ASU System President Charles L. Welch said the expansion is extraordinary for the university.

"We have worked hard to create a partnership that minimizes risk yet maximizes benefits for Arkansas State, Mexico, and, most of all, students," Welch said.

More than 2,000 leaders in government, education and business gathered in Queretaro on Feb. 20 to celebrate plans to start construction of the $50 million, privately funded A-State campus. It will become the first comprehensive U.S. public university campus in Mexico.

The Association for the Advancement of Mexican Education (AIEM), a private business foundation, acquired approximately 2,000 acres for a comprehensive land development plan near Queretaro, and the A-State campus will be the focal point of the project, which will include commercial, residential and recreational components.

The Mexico campus, which will open for classes in fall 2015, incorporates the A-State brand and logo and the university's curriculum. Courses will be taught in English by credentialed faculty approved by Arkansas State. The first phase of academic space on the 200 acres allocated for the campus is being designed to accommodate up to 5,000 students, with a goal of 1,000 students in the first year, Hudson said.

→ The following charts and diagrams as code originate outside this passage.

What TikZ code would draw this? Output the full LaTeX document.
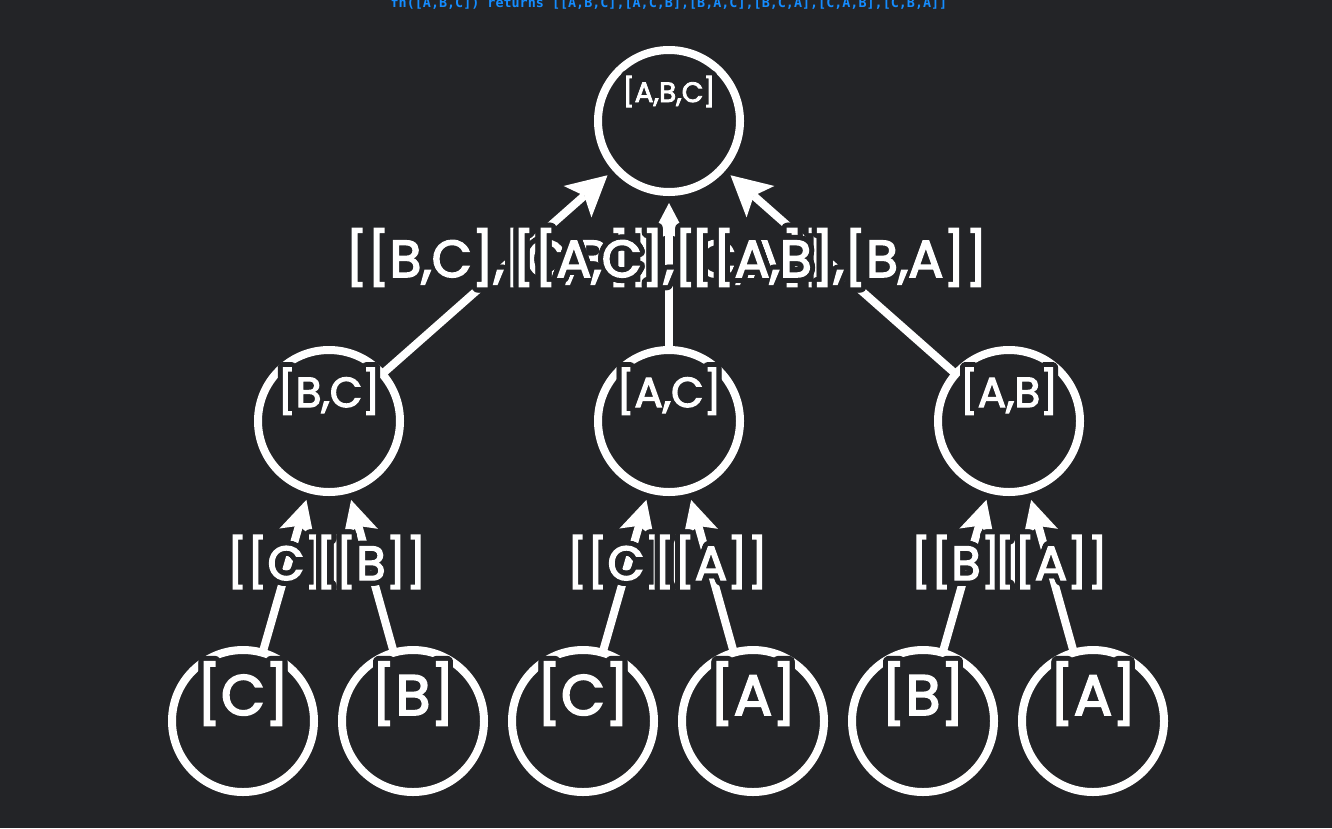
\documentclass[tikz,border=0pt]{standalone}
\usepackage{fontspec}
\usepackage{contour}
\usetikzlibrary{arrows.meta,calc}
\newfontfamily\popfont{Poppins}[FakeBold=3]
\newfontfamily\titlefont{DejaVu Sans Mono}
\definecolor{bg}{RGB}{35,36,39}
\definecolor{titleblue}{RGB}{20,140,255}
\contourlength{5pt}
\contournumber{32}
\begin{document}
\begin{tikzpicture}[x=1pt,y=-1pt,
  circ/.style={circle, draw=white, line width=8pt, minimum size=142pt, inner sep=0pt},
  edgeA/.style={draw=white, line width=8pt, -{Stealth[length=40pt,width=42pt,inset=9pt,line width=0pt]}, shorten >=7pt, shorten <=-6pt},
  edgeB/.style={draw=white, line width=8pt, -{Stealth[length=35pt,width=36pt,inset=8pt,line width=0pt]}, shorten >=7pt, shorten <=-6pt},
  txt/.style={text=white, anchor=base, inner sep=0pt, outer sep=0pt},
  rootfont/.style={font=\popfont\fontsize{28}{30}\selectfont},
  midfont/.style={font=\popfont\fontsize{42}{46}\selectfont},
  leaffont/.style={font=\popfont\fontsize{57}{60}\selectfont},
  lblA/.style={font=\popfont\fontsize{52}{54}\selectfont},
  lblB/.style={font=\popfont\fontsize{48}{50}\selectfont},
]
\fill[bg] (0,0) rectangle (1332,828);
\useasboundingbox (0,0) rectangle (1332,828);

\node[txt, anchor=base, text=titleblue, font=\titlefont\bfseries\fontsize{13.4}{14}\selectfont] (title) at (669,7) {fn([A,B,C]) returns [[A,B,C],[A,C,B],[B,A,C],[B,C,A],[C,A,B],[C,B,A]]};

% circles
\node[circ] (r) at (669,121) {};
\node[circ] (m1) at (329,421) {};
\node[circ] (m2) at (669,421) {};
\node[circ] (m3) at (1009,421) {};
\node[circ] (l1) at (243,721) {};
\node[circ] (l2) at (413,721) {};
\node[circ] (l3) at (583,721) {};
\node[circ] (l4) at (753,721) {};
\node[circ] (l5) at (923,721) {};
\node[circ] (l6) at (1093,721) {};

% edges
\draw[edgeA] (m1) -- (r);
\draw[edgeA] (m2) -- (r);
\draw[edgeA] (m3) -- (r);
\draw[edgeB] (l1) -- (m1);
\draw[edgeB] (l2) -- (m1);
\draw[edgeB] (l3) -- (m2);
\draw[edgeB] (l4) -- (m2);
\draw[edgeB] (l5) -- (m3);
\draw[edgeB] (l6) -- (m3);

% node texts
\node[txt, rootfont] (tr) at ($(r)+(0,-19)$) {\contour{bg}{[A,B,C]}};
\node[txt, midfont] (tm1) at ($(m1)+(0,-14)$) {\contour{bg}{[B,C]}};
\node[txt, midfont] (tm2) at ($(m2)+(0,-14)$) {\contour{bg}{[A,C]}};
\node[txt, midfont] (tm3) at ($(m3)+(0,-14)$) {\contour{bg}{[A,B]}};
\node[txt, leaffont] (tl1) at ($(l1)+(0,-6)$) {\contour{bg}{[C]}};
\node[txt, leaffont] (tl2) at ($(l2)+(0,-6)$) {\contour{bg}{[B]}};
\node[txt, leaffont] (tl3) at ($(l3)+(0,-6)$) {\contour{bg}{[C]}};
\node[txt, leaffont] (tl4) at ($(l4)+(0,-6)$) {\contour{bg}{[A]}};
\node[txt, leaffont] (tl5) at ($(l5)+(0,-6)$) {\contour{bg}{[B]}};
\node[txt, leaffont] (tl6) at ($(l6)+(0,-6)$) {\contour{bg}{[A]}};

% edge labels, level 1
\node[txt, lblA] (e1) at ($($(m1)!0.5!(r)$)+(0,6)$) {\contour{bg}{[[B,C],[C,B]]}};
\node[txt, lblA] (e2) at ($($(m2)!0.5!(r)$)+(0,6)$) {\contour{bg}{[[A,C],[C,A]]}};
\node[txt, lblA] (e3) at ($($(m3)!0.5!(r)$)+(0,6)$) {\contour{bg}{[[A,B],[B,A]]}};

% edge labels, level 2
\node[txt, lblB] (f1) at ($($(l1)!0.5!(m1)$)+(0,9)$) {\contour{bg}{[[C]]}};
\node[txt, lblB] (f2) at ($($(l2)!0.5!(m1)$)+(0,9)$) {\contour{bg}{[[B]]}};
\node[txt, lblB] (f3) at ($($(l3)!0.5!(m2)$)+(0,9)$) {\contour{bg}{[[C]]}};
\node[txt, lblB] (f4) at ($($(l4)!0.5!(m2)$)+(0,9)$) {\contour{bg}{[[A]]}};
\node[txt, lblB] (f5) at ($($(l5)!0.5!(m3)$)+(0,9)$) {\contour{bg}{[[B]]}};
\node[txt, lblB] (f6) at ($($(l6)!0.5!(m3)$)+(0,9)$) {\contour{bg}{[[A]]}};
\end{tikzpicture}
\end{document}
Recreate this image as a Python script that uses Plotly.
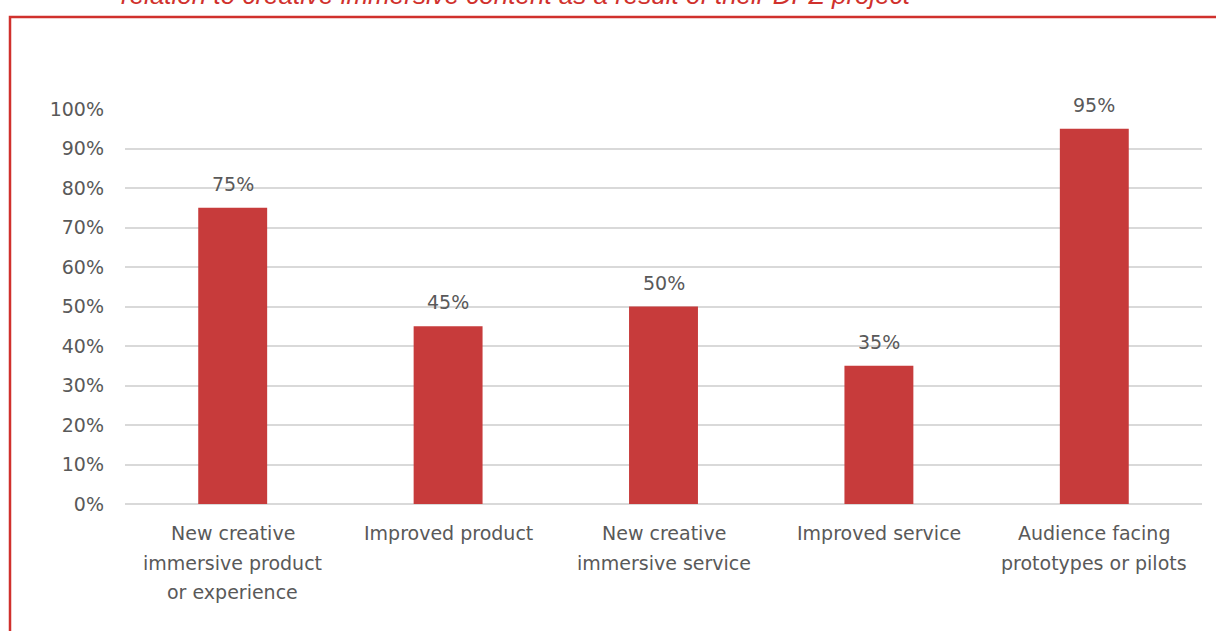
import plotly.graph_objects as go

categories = [
    "New creative<br>immersive product<br>or experience",
    "Improved product",
    "New creative<br>immersive service",
    "Improved service",
    "Audience facing<br>prototypes or pilots",
]
values = [0.75, 0.45, 0.50, 0.35, 0.95]
value_labels = ["75%", "45%", "50%", "35%", "95%"]
title_text = "relation to creative immersive content as a result of their DPZ project"

W, H = 1216, 631
ml, mr, mt, mb = 125, 14, 109, 127
pw = W - ml - mr
ph = H - mt - mb

def px_x(px):
    return (px - ml) / pw

def px_y(py):
    return (H - mb - py) / ph

font_fam = "DejaVu Sans"
grey = "#595959"

fig = go.Figure()
fig.add_trace(go.Bar(
    x=categories, y=values,
    marker=dict(color="#C73B3B", line=dict(width=0)),
    width=0.32,
    hoverinfo="skip",
))

annotations = []
for c, v, lab in zip(categories, values, value_labels):
    annotations.append(dict(
        x=c, y=v, xref="x", yref="y", text=lab, showarrow=False,
        yanchor="middle", yshift=24,
        font=dict(family=font_fam, size=19, color=grey),
    ))
    # category label lines, with the reference's wider line spacing
    for i, line in enumerate(c.split("<br>")):
        annotations.append(dict(
            x=c, y=0, xref="x", yref="y", text=line, showarrow=False,
            yanchor="middle", xanchor="center", yshift=-(29 + 29.5 * i),
            font=dict(family=font_fam, size=19, color=grey),
        ))

annotations.append(dict(
    x=px_x(516), y=px_y(-5), xref="paper", yref="paper",
    text="<i>" + title_text + "</i>", showarrow=False,
    xanchor="center", yanchor="middle",
    font=dict(family="Liberation Sans", size=26, color="#D0312D"),
))

fig.update_layout(
    width=W, height=H,
    margin=dict(l=ml, r=mr, t=mt, b=mb, pad=0),
    paper_bgcolor="white", plot_bgcolor="white",
    showlegend=False,
    annotations=annotations,
    shapes=[dict(
        type="path", xref="paper", yref="paper",
        path=f"M {px_x(10)} {px_y(640)} L {px_x(10)} {px_y(17)} L {px_x(1230)} {px_y(17)}",
        line=dict(color="#D0312D", width=2.5),
    )],
    xaxis=dict(
        showticklabels=False,
        showgrid=False, zeroline=False, showline=False,
        ticks="",
    ),
    yaxis=dict(
        range=[0, 1], tickvals=[i / 10 for i in range(11)],
        tickformat=".0%",
        tickfont=dict(family=font_fam, size=19, color=grey),
        showgrid=True, gridcolor="#D9D9D9", gridwidth=1.5,
        zeroline=True, zerolinecolor="#D9D9D9", zerolinewidth=1.5,
        showline=False, ticks="", ticklabelstandoff=20,
    ),
)

fig.write_html("out.html")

The ASU Board of Trustees authorized Hudson to proceed with negotiations for the campus in December 2012, and the university has since been working with project advocates and partners in the State of Queretaro. Arkansas State will utilize funds generated from private gifts for startup costs, and AIEM will underwrite any operating deficits for up to three years after course offerings begin. A-State ultimately will receive a percentage of revenues.

AIEM is a formally registered, nonprofit organization authorized to engage in all operations needed to support A-State's mission there. AIEM will finance and build the campus, ensuring that Arkansas State will have no liabilities in the country, Hudson said.